Le ministre de l'Education, Noureddine Nouri, a annoncé lors de la séance plénière du 19 novembre un plan ambitieux: le recrutement de 31 psychologues en 2025 pour renforcer la prise en charge psychosociale des élèves et lutter contre l'échec scolaire. Cette décision, saluée comme un pas décisif,marque une reconnaissance tardive mais cruciale du rôle des psychologues dans les établissements scolaires.

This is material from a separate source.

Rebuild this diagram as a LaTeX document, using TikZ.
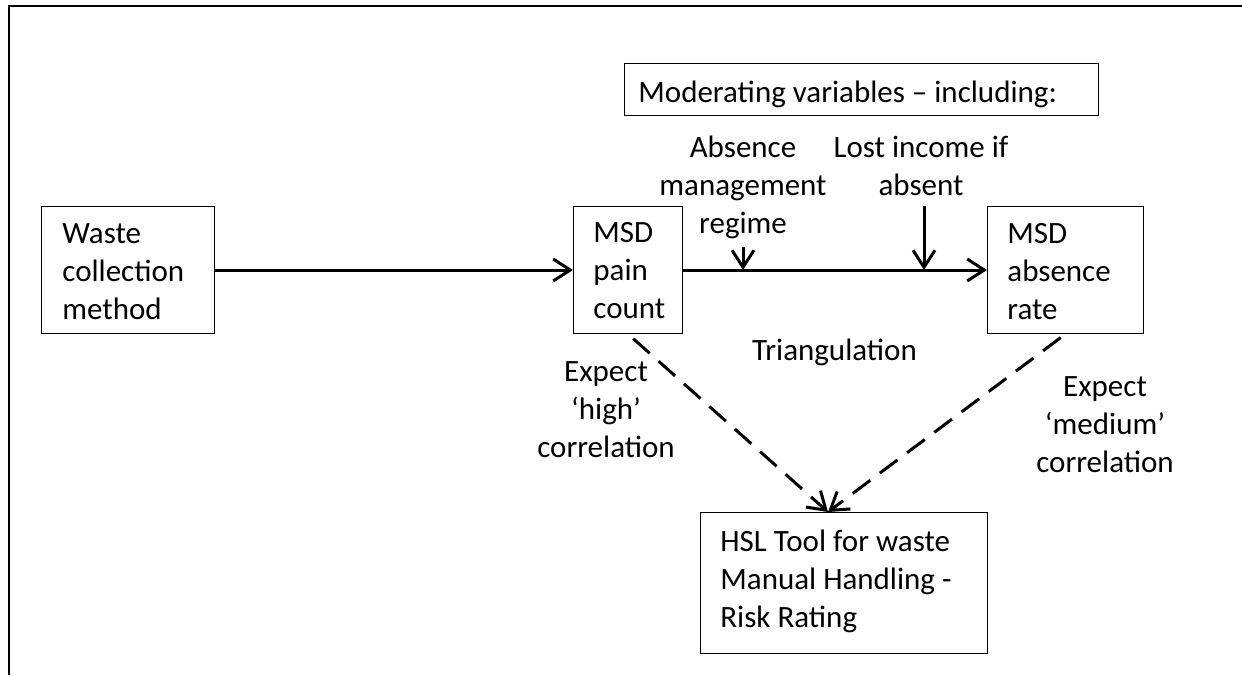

Dans un contexte marqué par une montée des cas de violence, de décrochage et de troubles émotionnels chez les élèves, l'intégration de psychologues au sein des écoles pourrait apporter une réponse adaptée à ces défis. Si les enseignants et les assistantes sociales ont longtemps porté seuls cette responsabilité, ils expriment aujourd'hui un soulagement face à cette mesure. «En tant qu'enseignants, nous sommes souvent démunis face à des élèves qui vivent des situations personnelles difficiles.

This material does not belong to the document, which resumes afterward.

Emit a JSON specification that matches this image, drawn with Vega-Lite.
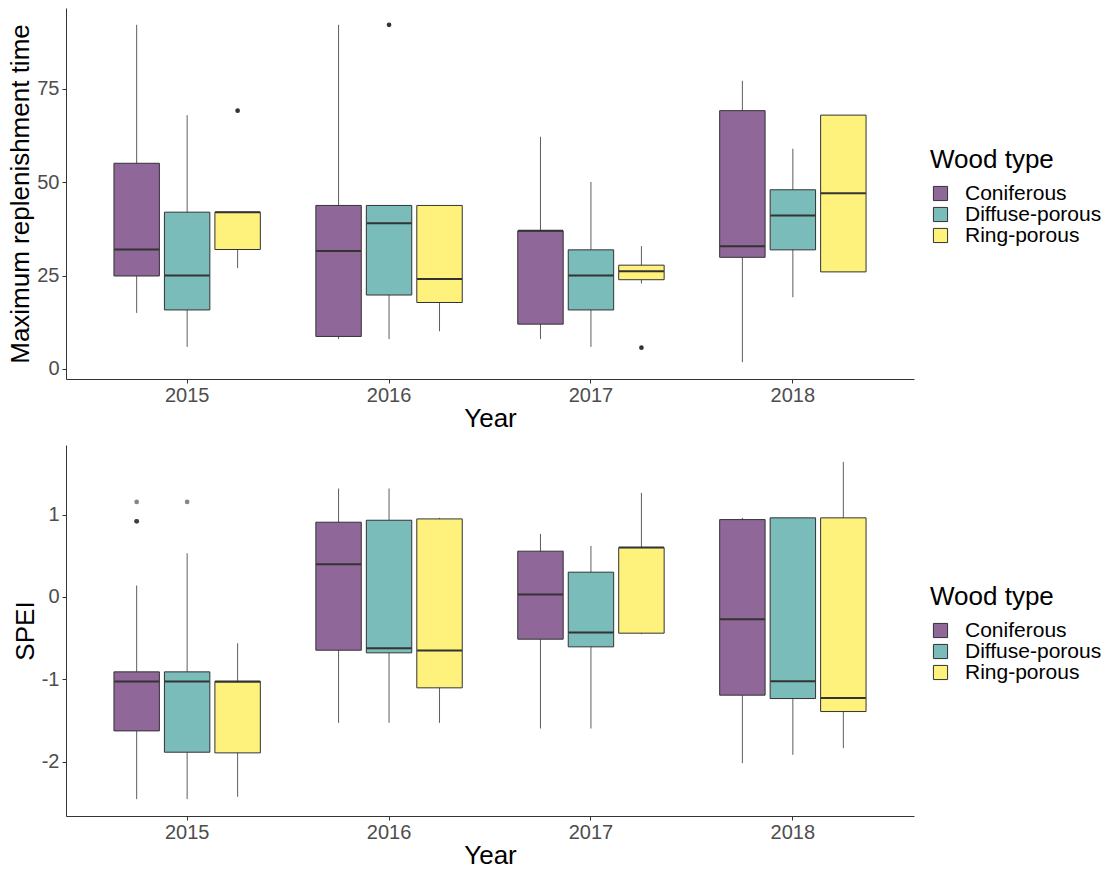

Il n'est pas rare qu'un élève en difficulté affective ou familiale perturbe toute une classe. Les psychologues pourront apporter un soutien ciblé et complémentaire à notre travail», témoigne Sondos, enseignante dans une école à Tunis.
Elle est seule. Seule à jongler avec des centaines de dossiers, seule face à une réalité qui déborde. Amira Laadouz, psychologue rattachée à la délégation régionale de l'éducation de Sousse, incarne, malgré elle, le gouffre béant des moyens alloués à la santé mentale en milieu scolaire. Au mois d'octobre, Amira a reçu près de 700 dossiers.

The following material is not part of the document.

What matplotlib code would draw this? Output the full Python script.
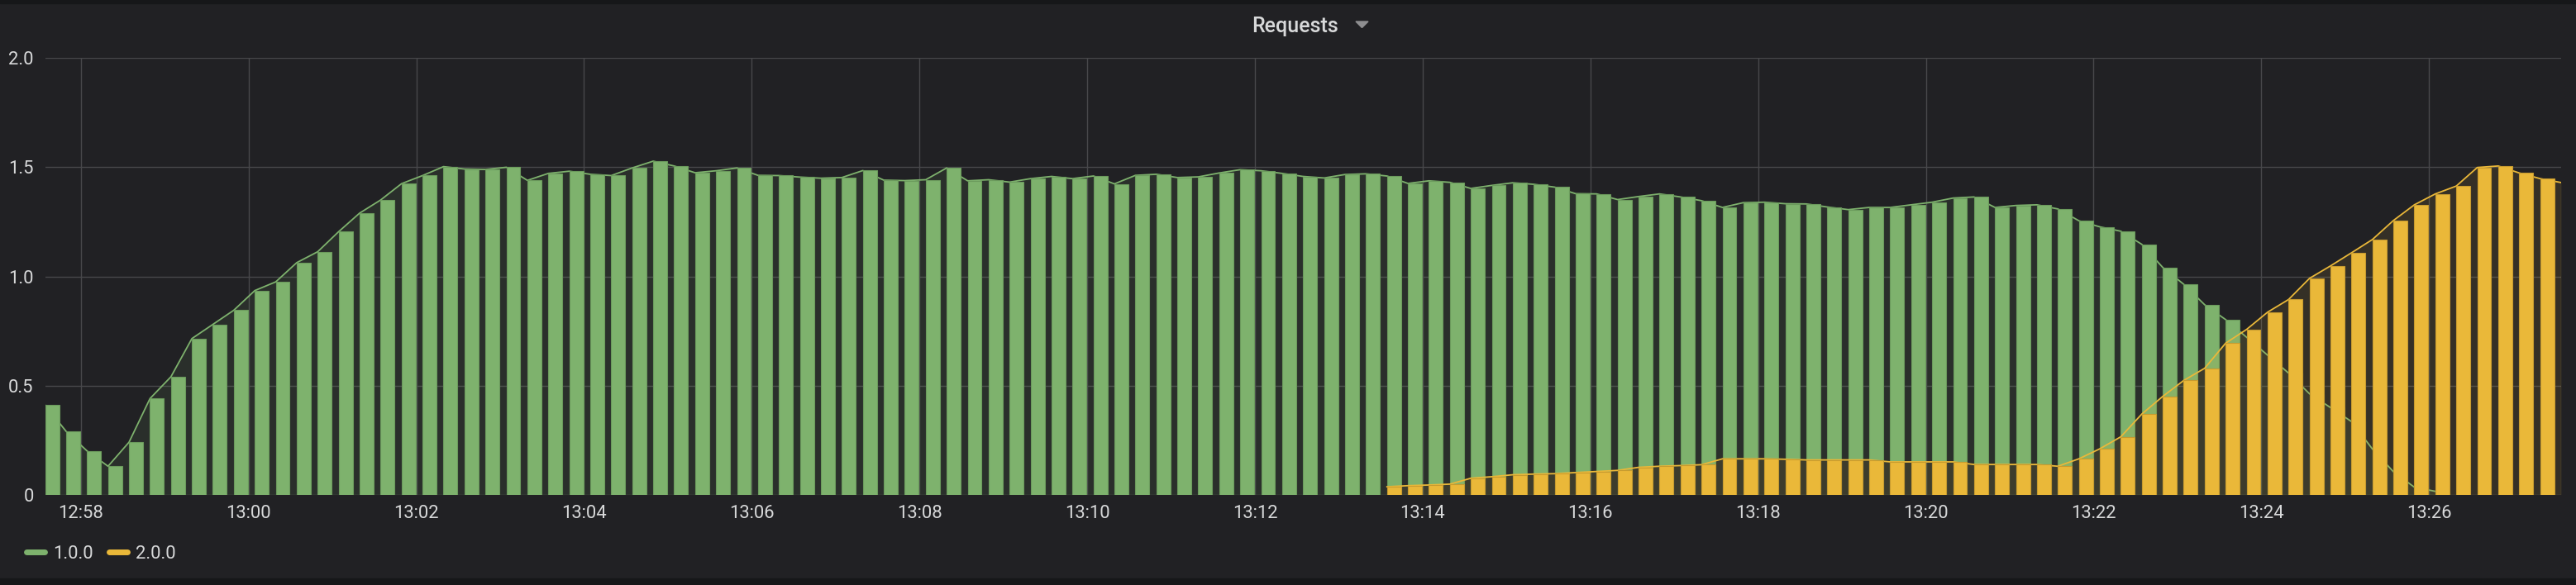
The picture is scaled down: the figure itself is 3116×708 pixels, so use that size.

«Essentiellement des élèves souffrant de troubles d'apprentissage»,explique-t-elle avec un calme qui masque à peine l'épuisement. Dans cette masse, 80% des cas sont jugés recevables, c'est-à-dire suffisamment sérieux pour nécessiter une intervention.
La tâche d 'Amira consiste alors à valider ou non chaque dossier. Une fois validé, elle instruit les établissements, qu'ils soient publics ou privés, pour mettre en place des aménagements : accorder plus de temps pour un examen, utiliser des supports écrits adaptés, ou encore ajuster les conditions de travail à des besoins spécifiques.
La psychologue «croule sous les dossiers», c'est un fait et les chiffres donnent le vertige : une psychologue pour toute une région. Les troubles d'apprentissage constituent l'essentiel des demandes. Pourtant, faute de temps et de bras, certaines priorités s'imposent d'elles-mêmes, comme une cruelle sélection naturelle. «Les cas jugés» pas trop graves «passent à la trappe», avoue Amira, presque résignée. «Je reçois en priorité les cas extrêmes, comme les tentatives de suicide». Les situations moins urgentes attendront, mais derrière chaque dossier en suspens, c'est un enfant, une famille, une attente désespérée d'un soutien qui tarde à venir.